The world of classical antiquity was becoming meaningful after 1750 to ever-growing numbers of North Americans. American elites have always been preoccupied with the classics, their formal education based on a strict and uniform curriculum that stressed Latin (and Greek and Hebrew to a lesser extent), derived from the admission requirements of contemporary colleges, of which there were nine in 1776 and 25 by 1800. Students graduating from grammar school would be expected to read Cicero and Virgil in Latin, and the New Testament in Greek, if they wished to be admitted to college. The years spent in college deepened the familiarity of generations of Americans with antiquity and its languages (Cremin 1970).
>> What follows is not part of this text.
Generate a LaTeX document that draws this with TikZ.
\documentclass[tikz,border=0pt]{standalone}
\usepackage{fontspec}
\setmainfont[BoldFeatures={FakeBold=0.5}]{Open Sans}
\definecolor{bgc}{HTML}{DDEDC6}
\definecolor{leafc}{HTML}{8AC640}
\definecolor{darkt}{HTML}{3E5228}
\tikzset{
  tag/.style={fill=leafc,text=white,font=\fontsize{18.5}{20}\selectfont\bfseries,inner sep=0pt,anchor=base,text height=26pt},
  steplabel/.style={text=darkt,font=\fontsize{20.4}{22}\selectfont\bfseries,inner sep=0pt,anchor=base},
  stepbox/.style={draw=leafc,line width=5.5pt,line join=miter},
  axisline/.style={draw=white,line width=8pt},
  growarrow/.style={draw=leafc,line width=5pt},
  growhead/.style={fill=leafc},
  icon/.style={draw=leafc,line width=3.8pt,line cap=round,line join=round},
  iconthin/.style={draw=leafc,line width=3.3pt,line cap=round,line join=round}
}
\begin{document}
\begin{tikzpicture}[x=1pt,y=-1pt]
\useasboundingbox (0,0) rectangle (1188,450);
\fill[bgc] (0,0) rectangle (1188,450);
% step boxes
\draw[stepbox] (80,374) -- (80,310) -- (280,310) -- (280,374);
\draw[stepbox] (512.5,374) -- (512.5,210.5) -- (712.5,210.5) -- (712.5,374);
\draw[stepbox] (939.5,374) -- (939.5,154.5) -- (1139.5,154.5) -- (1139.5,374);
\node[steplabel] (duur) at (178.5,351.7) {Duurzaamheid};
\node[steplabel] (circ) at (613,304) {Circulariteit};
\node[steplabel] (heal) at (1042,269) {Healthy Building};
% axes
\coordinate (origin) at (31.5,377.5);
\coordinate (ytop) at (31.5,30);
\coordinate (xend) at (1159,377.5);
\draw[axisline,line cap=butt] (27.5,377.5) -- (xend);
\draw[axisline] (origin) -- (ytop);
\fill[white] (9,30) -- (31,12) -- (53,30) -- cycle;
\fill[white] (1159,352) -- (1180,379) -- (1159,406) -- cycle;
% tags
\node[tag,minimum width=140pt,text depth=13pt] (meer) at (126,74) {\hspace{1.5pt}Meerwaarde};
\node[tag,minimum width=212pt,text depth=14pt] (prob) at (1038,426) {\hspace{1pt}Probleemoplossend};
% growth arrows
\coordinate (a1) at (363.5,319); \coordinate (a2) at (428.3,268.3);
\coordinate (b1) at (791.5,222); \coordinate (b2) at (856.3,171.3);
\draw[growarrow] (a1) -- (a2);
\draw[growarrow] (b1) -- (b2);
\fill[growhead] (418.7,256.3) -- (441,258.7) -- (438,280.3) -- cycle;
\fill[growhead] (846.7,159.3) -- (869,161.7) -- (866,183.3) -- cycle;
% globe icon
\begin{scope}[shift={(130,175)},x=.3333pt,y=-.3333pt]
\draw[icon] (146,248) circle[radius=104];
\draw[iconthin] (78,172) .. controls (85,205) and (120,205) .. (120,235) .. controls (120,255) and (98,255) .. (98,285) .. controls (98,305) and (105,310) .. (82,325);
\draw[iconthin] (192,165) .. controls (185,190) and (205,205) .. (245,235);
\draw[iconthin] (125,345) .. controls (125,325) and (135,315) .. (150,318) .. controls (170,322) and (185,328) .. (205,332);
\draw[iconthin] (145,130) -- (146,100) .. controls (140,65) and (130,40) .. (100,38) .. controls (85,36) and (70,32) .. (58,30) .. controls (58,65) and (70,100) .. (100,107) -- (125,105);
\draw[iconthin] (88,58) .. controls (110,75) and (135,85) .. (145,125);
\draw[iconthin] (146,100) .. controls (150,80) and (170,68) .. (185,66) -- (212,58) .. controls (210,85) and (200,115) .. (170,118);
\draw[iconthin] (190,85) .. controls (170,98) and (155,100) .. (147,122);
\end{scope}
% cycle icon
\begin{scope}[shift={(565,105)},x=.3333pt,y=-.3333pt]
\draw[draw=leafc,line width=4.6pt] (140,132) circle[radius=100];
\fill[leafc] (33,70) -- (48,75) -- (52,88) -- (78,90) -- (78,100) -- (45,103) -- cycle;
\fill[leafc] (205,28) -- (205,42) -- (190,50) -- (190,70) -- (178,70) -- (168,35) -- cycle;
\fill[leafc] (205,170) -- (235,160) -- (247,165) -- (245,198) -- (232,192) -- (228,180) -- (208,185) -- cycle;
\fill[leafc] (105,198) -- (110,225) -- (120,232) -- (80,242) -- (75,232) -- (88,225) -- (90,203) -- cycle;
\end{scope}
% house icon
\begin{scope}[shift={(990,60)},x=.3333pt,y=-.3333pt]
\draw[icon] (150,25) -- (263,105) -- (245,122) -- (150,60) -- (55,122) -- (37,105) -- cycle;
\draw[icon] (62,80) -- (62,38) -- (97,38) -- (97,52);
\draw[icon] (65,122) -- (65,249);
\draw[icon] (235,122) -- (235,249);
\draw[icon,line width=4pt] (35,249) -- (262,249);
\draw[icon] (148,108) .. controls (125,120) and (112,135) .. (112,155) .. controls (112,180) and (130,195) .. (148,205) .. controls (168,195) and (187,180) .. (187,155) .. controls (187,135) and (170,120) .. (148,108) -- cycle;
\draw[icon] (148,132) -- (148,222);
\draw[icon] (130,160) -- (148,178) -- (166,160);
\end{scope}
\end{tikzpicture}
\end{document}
The holdings of public and private libraries reflected these cultural interests; catalogues consistently show between 10 and 12% of classical materials, both of originals and of translations (Reinhold 1984: 29). Yet even Americans who were not privileged enough to enjoy the benefit of years of rigid classical studies could still develop formidable knowledge and a sense of familiarity with the world of antiquity. Men such as George Washington and Patrick Henry never learned Latin; nonetheless, they and many of their like were able to make Rome and its history meaningful to their private and public lives to a remarkable degree.
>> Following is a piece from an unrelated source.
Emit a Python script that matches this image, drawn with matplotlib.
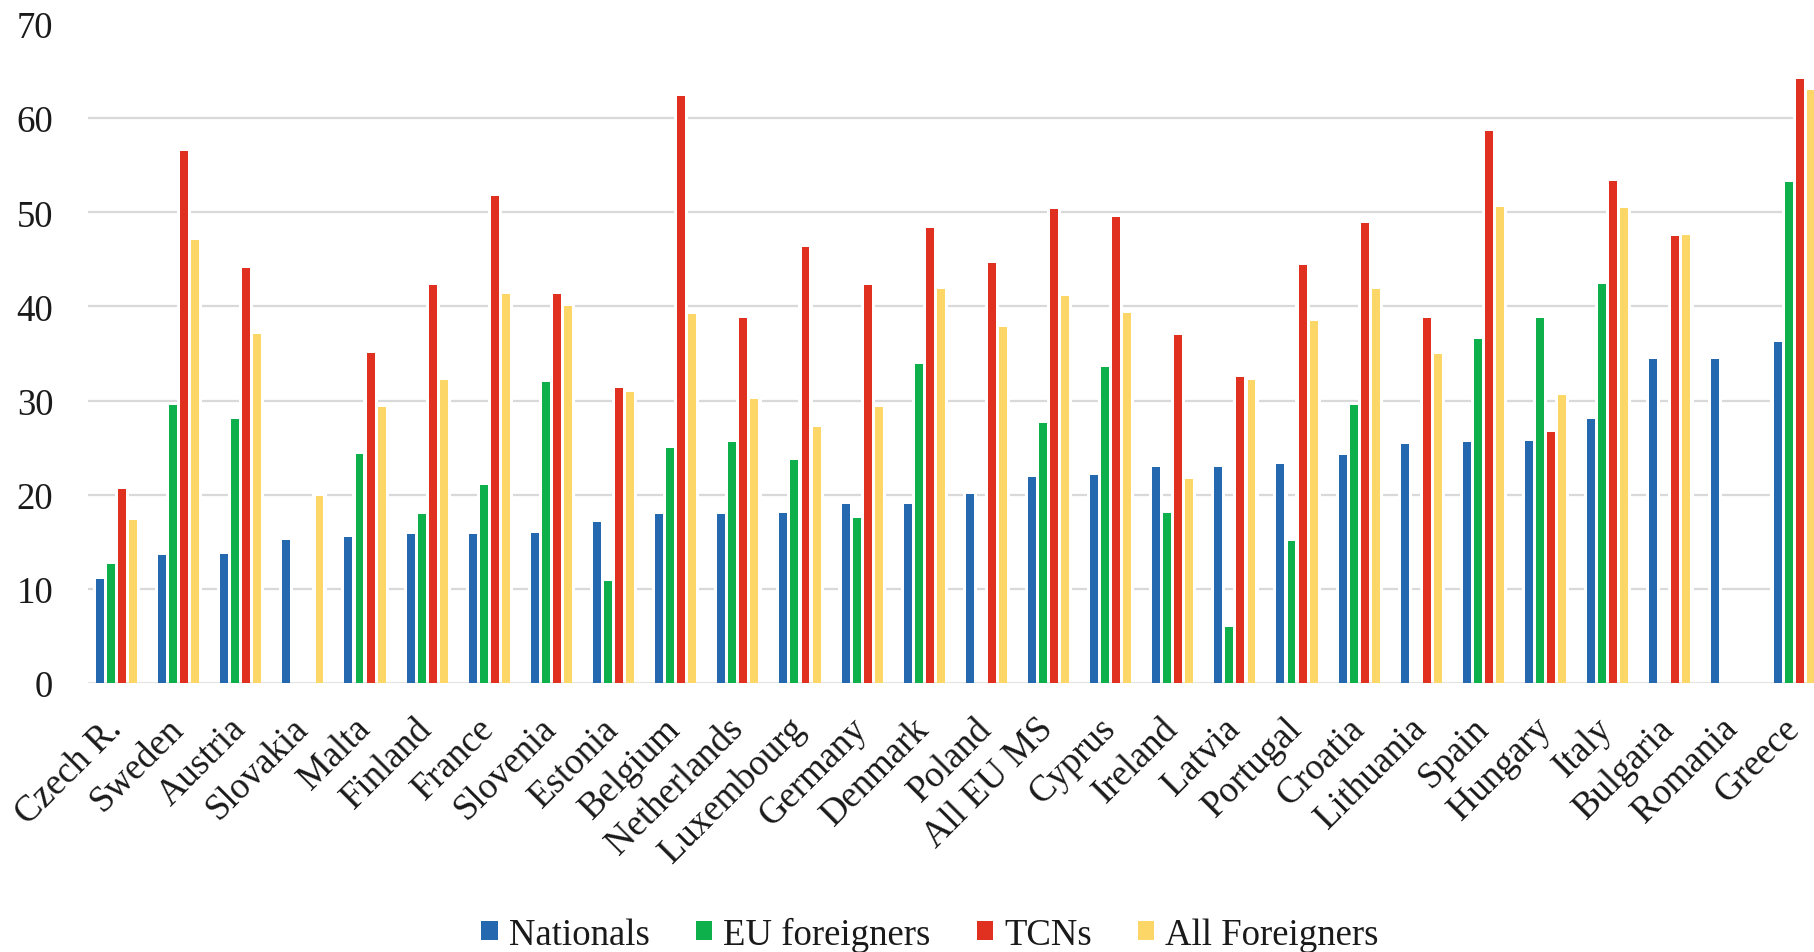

Late eighteenth-century reading Americans developed a ‘vernacular classical’ canon of modern histories of antiquity and translations from the Latin and Greek; that category ‘was rapidly encroaching on the cultural reverence for ancient texts in Greek and Latin’ (Winterer 2001: 26). Obviously, such ‘vernacular classicism’ vastly extended the potential number of participants in the classical discourse to Americans who could read English but were not proficient in Latin or Greek. Additionally, a classical visual culture emerged during those decades, through which they were introduced to classical pictorial representations and symbolisms by way of paintings, broadsides, coins, paper currency, seals, almanacs, magazines, bowls, banners, wallpaper, furniture and fashion (Winterer 2005). The venues in which they were bombarded with classical themes expanded as well and by the late eighteenth century included salons, coffee-houses, literary societies and clubs, theatres and public orations (see Shields 2000). The rise of such discursive institutions converged with the permeation of antique forms into the sphere of art, architecture and nomenclature. Indeed, historians of the classical tradition in America seem to agree that the novel oral, visual and printed modes of communication in early America ‘broadly diffused’ the classical tradition in late eighteenth-century America, a tradition which, by the last quarter of the eighteenth century, had a ‘palpable presence’ (Winterer 2004: 29). When imperial tensions began escalating after the mid-1760s, this widespread and ever growing familiarity with classical antiquity could be quickly transformed into an overtly political and most effective revolutionary language.